Conclusion: enduring mystery and cultural mirror
The Mona Lisa is not merely a painting; it is a cultural mirror. Part of its power derives from Leonardo’s technical mastery — sfumato, composition, and the measured gradations that make flesh seem utterly convincing. Part derives from the sitter’s ambiguous expression, an inscrutable personality that invites projection and interrogation. Part derives from the painting’s history — retention by its maker, royal ownership, theft, mass reproduction — which has amplified its symbolic freight.
When we look at the Mona Lisa, we look not only at paint on wood but at fifteen centuries of attitudes toward portraiture, identity, and fame. The painting’s ability to be many things at once — a scientific study, a poetic image, a commodity, a source of parody — ensures its place at the center of conversations about art’s role in public life. Comparing it with Johannes Vermeer’s Girl with a Pearl Earring and Raphael’s portraits highlights parallel strategies across centuries for creating intimacy on a surface: through light, material, composition, and the careful negotiation of gaze.

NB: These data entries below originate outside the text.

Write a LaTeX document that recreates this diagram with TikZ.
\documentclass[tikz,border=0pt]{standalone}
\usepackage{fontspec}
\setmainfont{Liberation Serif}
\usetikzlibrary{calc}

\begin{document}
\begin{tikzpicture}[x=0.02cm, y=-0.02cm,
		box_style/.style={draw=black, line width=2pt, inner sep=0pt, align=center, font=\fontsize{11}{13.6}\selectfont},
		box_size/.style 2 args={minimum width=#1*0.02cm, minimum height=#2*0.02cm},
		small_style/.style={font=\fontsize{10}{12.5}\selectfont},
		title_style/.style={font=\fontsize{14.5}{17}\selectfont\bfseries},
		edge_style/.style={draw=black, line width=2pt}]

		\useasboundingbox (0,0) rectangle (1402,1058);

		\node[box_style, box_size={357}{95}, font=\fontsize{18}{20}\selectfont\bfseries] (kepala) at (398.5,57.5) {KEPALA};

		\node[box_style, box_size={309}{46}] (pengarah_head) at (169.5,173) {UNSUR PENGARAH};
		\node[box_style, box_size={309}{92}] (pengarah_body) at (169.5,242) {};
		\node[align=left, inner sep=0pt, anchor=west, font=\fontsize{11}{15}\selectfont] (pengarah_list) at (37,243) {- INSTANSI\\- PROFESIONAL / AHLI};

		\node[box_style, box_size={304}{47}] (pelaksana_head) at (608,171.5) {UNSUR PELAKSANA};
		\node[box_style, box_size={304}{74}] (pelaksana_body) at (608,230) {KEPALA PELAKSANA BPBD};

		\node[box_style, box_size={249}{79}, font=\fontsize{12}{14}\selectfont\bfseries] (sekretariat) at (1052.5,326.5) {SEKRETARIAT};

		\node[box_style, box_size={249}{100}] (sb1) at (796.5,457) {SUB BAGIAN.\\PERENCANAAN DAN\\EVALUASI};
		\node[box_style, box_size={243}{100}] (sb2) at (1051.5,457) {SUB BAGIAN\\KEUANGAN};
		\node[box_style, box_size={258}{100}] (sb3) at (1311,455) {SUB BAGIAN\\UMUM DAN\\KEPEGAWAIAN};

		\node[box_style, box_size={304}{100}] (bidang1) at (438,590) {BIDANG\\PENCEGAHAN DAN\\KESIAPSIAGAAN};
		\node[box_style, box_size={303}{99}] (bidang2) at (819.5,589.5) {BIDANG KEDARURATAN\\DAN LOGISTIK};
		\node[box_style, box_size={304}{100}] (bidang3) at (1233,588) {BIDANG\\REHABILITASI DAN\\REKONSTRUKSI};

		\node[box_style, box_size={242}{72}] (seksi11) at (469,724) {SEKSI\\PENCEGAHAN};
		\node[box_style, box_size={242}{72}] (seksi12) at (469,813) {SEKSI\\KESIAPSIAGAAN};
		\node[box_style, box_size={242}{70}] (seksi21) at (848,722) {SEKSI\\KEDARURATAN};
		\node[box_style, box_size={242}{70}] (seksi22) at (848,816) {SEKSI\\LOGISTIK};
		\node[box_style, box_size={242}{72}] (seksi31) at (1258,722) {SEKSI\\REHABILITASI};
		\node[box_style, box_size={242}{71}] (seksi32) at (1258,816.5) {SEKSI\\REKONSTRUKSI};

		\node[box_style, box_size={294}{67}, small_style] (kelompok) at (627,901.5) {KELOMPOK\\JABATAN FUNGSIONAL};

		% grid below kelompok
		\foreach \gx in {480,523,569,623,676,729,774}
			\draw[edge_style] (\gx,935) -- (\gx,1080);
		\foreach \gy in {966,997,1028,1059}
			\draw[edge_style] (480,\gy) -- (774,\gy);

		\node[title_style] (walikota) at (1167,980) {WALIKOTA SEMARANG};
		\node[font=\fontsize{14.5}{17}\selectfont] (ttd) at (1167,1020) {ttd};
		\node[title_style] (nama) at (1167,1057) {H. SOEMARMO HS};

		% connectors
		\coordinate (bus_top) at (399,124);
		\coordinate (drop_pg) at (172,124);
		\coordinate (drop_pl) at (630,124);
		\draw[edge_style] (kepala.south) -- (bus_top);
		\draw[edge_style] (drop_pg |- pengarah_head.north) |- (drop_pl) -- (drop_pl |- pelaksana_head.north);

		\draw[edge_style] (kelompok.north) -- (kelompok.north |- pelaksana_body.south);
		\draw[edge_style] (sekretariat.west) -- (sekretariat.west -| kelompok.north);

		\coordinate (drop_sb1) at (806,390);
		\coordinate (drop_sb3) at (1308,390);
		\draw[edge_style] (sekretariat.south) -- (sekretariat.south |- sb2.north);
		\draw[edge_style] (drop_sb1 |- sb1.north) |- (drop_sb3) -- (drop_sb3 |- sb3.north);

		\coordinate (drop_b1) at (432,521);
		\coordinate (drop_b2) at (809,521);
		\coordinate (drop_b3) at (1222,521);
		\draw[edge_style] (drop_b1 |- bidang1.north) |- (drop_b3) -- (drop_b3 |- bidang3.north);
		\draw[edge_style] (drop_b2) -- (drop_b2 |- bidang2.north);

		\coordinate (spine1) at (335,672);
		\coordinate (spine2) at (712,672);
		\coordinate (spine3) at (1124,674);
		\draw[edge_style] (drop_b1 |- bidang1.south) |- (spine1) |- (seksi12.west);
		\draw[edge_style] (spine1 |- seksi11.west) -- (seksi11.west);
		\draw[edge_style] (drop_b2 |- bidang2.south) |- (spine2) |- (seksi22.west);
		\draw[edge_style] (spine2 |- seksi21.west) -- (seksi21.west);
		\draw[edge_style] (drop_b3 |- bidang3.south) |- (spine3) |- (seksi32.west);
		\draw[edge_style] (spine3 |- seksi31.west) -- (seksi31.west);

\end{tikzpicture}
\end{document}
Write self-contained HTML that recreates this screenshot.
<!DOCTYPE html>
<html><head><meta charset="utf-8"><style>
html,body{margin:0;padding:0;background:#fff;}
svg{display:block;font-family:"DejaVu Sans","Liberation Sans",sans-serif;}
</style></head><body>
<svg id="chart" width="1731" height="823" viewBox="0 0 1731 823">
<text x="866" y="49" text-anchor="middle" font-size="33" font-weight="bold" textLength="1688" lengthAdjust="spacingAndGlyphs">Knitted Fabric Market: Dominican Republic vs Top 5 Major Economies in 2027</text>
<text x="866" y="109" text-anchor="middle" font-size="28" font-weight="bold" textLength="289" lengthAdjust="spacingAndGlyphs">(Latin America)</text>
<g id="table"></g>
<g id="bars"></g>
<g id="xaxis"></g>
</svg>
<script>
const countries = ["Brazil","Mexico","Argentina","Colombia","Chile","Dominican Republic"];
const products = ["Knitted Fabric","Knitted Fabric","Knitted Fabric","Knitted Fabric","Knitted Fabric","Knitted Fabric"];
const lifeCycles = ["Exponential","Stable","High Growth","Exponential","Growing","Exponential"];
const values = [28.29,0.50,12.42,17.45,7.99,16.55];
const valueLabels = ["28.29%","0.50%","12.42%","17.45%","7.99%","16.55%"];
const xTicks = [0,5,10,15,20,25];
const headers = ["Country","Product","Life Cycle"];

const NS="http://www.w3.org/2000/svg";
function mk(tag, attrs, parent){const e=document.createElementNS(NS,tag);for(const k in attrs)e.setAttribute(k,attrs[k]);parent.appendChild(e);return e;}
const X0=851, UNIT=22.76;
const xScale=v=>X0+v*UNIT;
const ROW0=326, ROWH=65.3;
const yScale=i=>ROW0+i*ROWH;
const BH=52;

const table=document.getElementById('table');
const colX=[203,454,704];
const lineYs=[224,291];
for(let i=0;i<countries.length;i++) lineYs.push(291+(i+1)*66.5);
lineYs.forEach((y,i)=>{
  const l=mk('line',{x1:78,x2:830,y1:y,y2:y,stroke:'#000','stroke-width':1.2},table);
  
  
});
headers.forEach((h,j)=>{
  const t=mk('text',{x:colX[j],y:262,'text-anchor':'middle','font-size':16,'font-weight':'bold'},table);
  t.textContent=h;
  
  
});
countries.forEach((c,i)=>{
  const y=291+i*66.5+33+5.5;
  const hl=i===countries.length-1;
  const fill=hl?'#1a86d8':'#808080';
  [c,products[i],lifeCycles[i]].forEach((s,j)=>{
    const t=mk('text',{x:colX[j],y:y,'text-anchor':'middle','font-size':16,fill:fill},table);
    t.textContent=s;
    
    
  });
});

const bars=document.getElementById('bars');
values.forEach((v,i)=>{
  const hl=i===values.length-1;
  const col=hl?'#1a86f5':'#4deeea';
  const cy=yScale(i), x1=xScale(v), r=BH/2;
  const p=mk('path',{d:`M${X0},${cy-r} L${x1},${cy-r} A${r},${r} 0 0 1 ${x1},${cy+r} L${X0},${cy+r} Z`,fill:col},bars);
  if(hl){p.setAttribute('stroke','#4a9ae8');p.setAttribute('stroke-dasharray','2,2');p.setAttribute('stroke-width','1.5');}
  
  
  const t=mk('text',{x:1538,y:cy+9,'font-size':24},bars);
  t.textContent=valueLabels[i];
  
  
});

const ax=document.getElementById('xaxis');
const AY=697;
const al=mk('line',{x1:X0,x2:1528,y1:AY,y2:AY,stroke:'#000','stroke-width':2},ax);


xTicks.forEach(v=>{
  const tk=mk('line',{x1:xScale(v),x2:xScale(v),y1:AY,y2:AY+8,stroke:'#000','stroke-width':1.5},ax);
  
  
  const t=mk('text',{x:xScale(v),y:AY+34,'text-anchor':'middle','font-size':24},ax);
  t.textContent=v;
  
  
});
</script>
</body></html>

Ultimately, the Mona Lisa’s importance lies in what it enables us to ask. It challenges artists to capture the interior; it forces viewers to reckon with the politics of looking; it invites scholars to deploy every method at their disposal to understand both technique and meaning. In that sense, Leonardo’s little portrait retains a big responsibility: it continues to be a standard against which questions about representation, identity, and the craft of painting are measured. That ongoing conversation — as much as the painting’s smile or compositional grace — is the Mona Lisa’s most enduring legacy.